《ググッと茨城県西》筑西市 安倍晴明生誕伝説 陰陽師のルーツ、脈々 高松家に残る神社、版木

茨城新聞
2020年11月25日

筑西市には、平安時代の陰陽師(おんみょうじ)、安倍晴明(あべのせいめい)(921~1005年)の生誕伝説がある。その物語の記された版木が同市猫島の高松家に継承されている。晴明は、中国の思想「陰陽五行」に基づく占いや「呪術」を駆使し、朝廷で影響力を振るったとされる謎の多い人物だ。京都で活躍した陰陽師の物語が、なぜ猫島に伝わっているのだろうか。同家を訪ね、千年以上前とされる物語に想像を巡らせた。

▽癒やしの泉

雑木に囲まれた高松家を訪れると、敷地内には「晴明神社」や「五角の井戸」などが継承されていた。
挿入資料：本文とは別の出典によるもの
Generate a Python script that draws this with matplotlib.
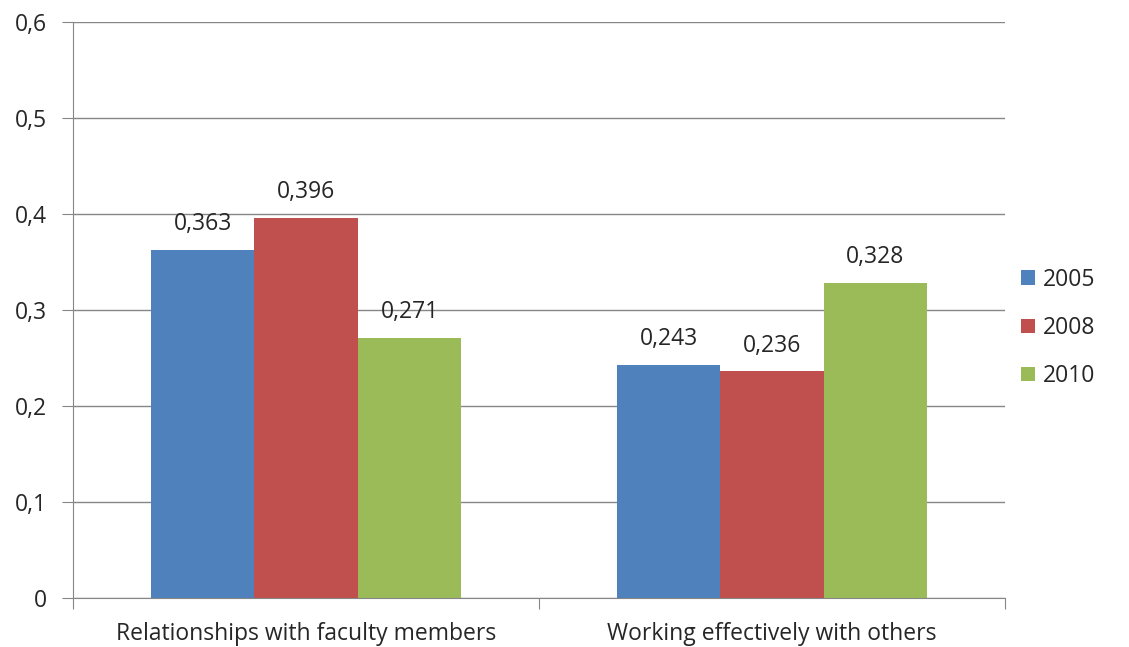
import numpy as np
import matplotlib.pyplot as plt

plt.rcParams['font.family'] = ['Open Sans', 'DejaVu Sans']

categories = ["Relationships with faculty members", "Working effectively with others"]
years = ["2005", "2008", "2010"]
values = {
    "2005": [0.363, 0.243],
    "2008": [0.396, 0.236],
    "2010": [0.271, 0.328],
}
labels = {
    "2005": ["0,363", "0,243"],
    "2008": ["0,396", "0,236"],
    "2010": ["0,271", "0,328"],
}
colors = ["#4F81BD", "#C0504D", "#9BBB59"]
yticks = [0, 0.1, 0.2, 0.3, 0.4, 0.5, 0.6]
ytick_labels = ["0", "0,1", "0,2", "0,3", "0,4", "0,5", "0,6"]

fig = plt.figure(figsize=(11.29, 6.47), dpi=100)
ax = fig.add_axes([0.0647, 0.0757, 0.8255, 0.8903])

x = np.arange(len(categories))
width = 0.222
grey = "#868686"
text_col = "#262626"
fs = 16.5

for i, yr in enumerate(years):
    pos = x + (i - 1) * width
    bars = ax.bar(pos, values[yr], width, color=colors[i], label=yr, zorder=2)
    for b, lab in zip(bars, labels[yr]):
        ax.annotate(lab, (b.get_x() + b.get_width() / 2, b.get_height()),
                    xytext=(0, 10), textcoords="offset points",
                    ha="center", va="bottom", fontsize=fs, color=text_col)

ax.set_xlim(-0.5, 1.5)
ax.set_ylim(0, 0.6)
ax.set_yticks(yticks)
ax.set_yticklabels(ytick_labels)
ax.set_xticks([-0.5, 0.5, 1.5])
ax.set_xticklabels([])
ax.set_xticks(x, minor=True)
ax.set_xticklabels(categories, minor=True)
ax.tick_params(axis="x", which="minor", length=0, pad=17, labelsize=fs, labelcolor=text_col)
ax.tick_params(axis="x", which="major", length=8, color=grey, direction="out")
ax.tick_params(axis="y", length=8, color=grey, pad=11, labelsize=fs, labelcolor=text_col)

ax.grid(axis="y", color=grey, linewidth=1, zorder=0)
ax.set_axisbelow(True)
for side in ["top", "right"]:
    ax.spines[side].set_visible(False)
for side in ["left", "bottom"]:
    ax.spines[side].set_color(grey)

ax.legend(loc="center left", bbox_to_anchor=(0.995, 0.469), frameon=False,
          fontsize=fs, handlelength=0.6, handleheight=0.6, handletextpad=0.35,
          labelspacing=1.05, labelcolor=text_col)

fig.savefig("out.png", dpi=100)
晴明神社の祭神は、晴明の先祖ともされる阿倍仲麻呂と、母親とされる信太姫だ。祭日の12月8日には赤飯がささげられる。今は枯れた井戸の水は「乳の出が良くなる」「子を授かれる」「眼病に効く」などの言い伝えがあり、かつては多くの人が水をくみに訪れた。

母屋の南東には、晴明が「病魔退散」のために、ここから弓矢を放ったとされる「晴明塚」がある。放たれた最初の矢が落ちた場所は一ノ矢(つくば市)と呼ばれるようになったという伝承もある。そのほか猫島には晴明ゆかりの伝説を持つ橋を記念した晴明橋公園がある。宮山ふるさとふれあい公園(筑西市宮山)の展望台には、晴明伝説に関する展示物や歌碑が設けられている。

▽「晴明伝記

同家に保管された「晴明伝記」の版木=市指定文化財=は、記述の内容から1711(正徳元)年ごろの制作とみられている。版木から刷られた本をめくると、魔よけとされる「五芒(ごぼう)星」と「九字紋」(セーマンドーマン)が現れた。

高松家に伝わる「晴明伝記」を見せる高松悦子さん。右下に五芒星が見える

同書の粗筋は以下のようだ。唐に渡った吉備真備が、阿倍仲麻呂の子孫に「伝来の宝書」を託そうと、真壁郡を訪ねてくる。すると数千匹のネコに取り囲まれた。一歩も進めなくなったところ、童子たちが現れ、ネコを追い払った。童子の中に、仲麻呂の子孫とみられる眉目秀麗な幼少の晴明がいた。これが地名「猫島」の由来となった。

登場する固有名詞の数々からは相当な教養がにじむ。神仏習合の要素もある。

同書に先立ち、1600年前後に成立した書物「☆(竹カンムリに甫の下に皿)☆(竹カンムリに根のツクリ、下に皿)抄(ほきしょう)」が晴明の出身地を猫島とする。しかし、資料の成立年代はいずれも新しく、信ぴょう性は定かでない。晴明の出生伝説は大阪市や和泉市など各地にあり、県内では石岡市吉生にもある。

▽創作の源泉

晴明の人物像は、後世に多くの作家の想像力を刺激してきた。今も夢枕獏(ゆめまくらばく)氏の小説「陰陽師」に代表される作品群が人気を集めている。高松家には、晴明を主人公とする漫画「陰陽師」を描いた岡野玲子氏や、やはり晴明が絡む小説「帝都物語」を書いた荒俣宏氏らが訪れているという。

晴明は、常陸・下総を舞台に反乱を起こした平将門と同時代人だ。猫島の南約5キロには将門の叔父、平国香の屋敷があったとされる東石田がある。荒俣氏が将門の怨霊伝説と陰陽道を結び付けて「帝都物語」を構想したのは興味深い。

高松家当主の高松市夫さん(71)は「岡野さんの作品がブームのきっかけ」とし「今の若者、特に女性は神秘的なところに魅力を感じるのかな」と分析する。妻の悦子さん(67)は「SMAPの稲垣吾郎さんがNHKのドラマで晴明を演じると、女子中学生がたくさんやってきた」と楽しそうに笑った。

猫島の晴明伝説は、平安時代の関東と関西、大陸を壮大なスケールで結んでみせる。これからも多くの人の想像力を刺激し揺り動かすだろう。その呪術のような物語の強い力を思うと、とても不思議な気持ちにさせられた。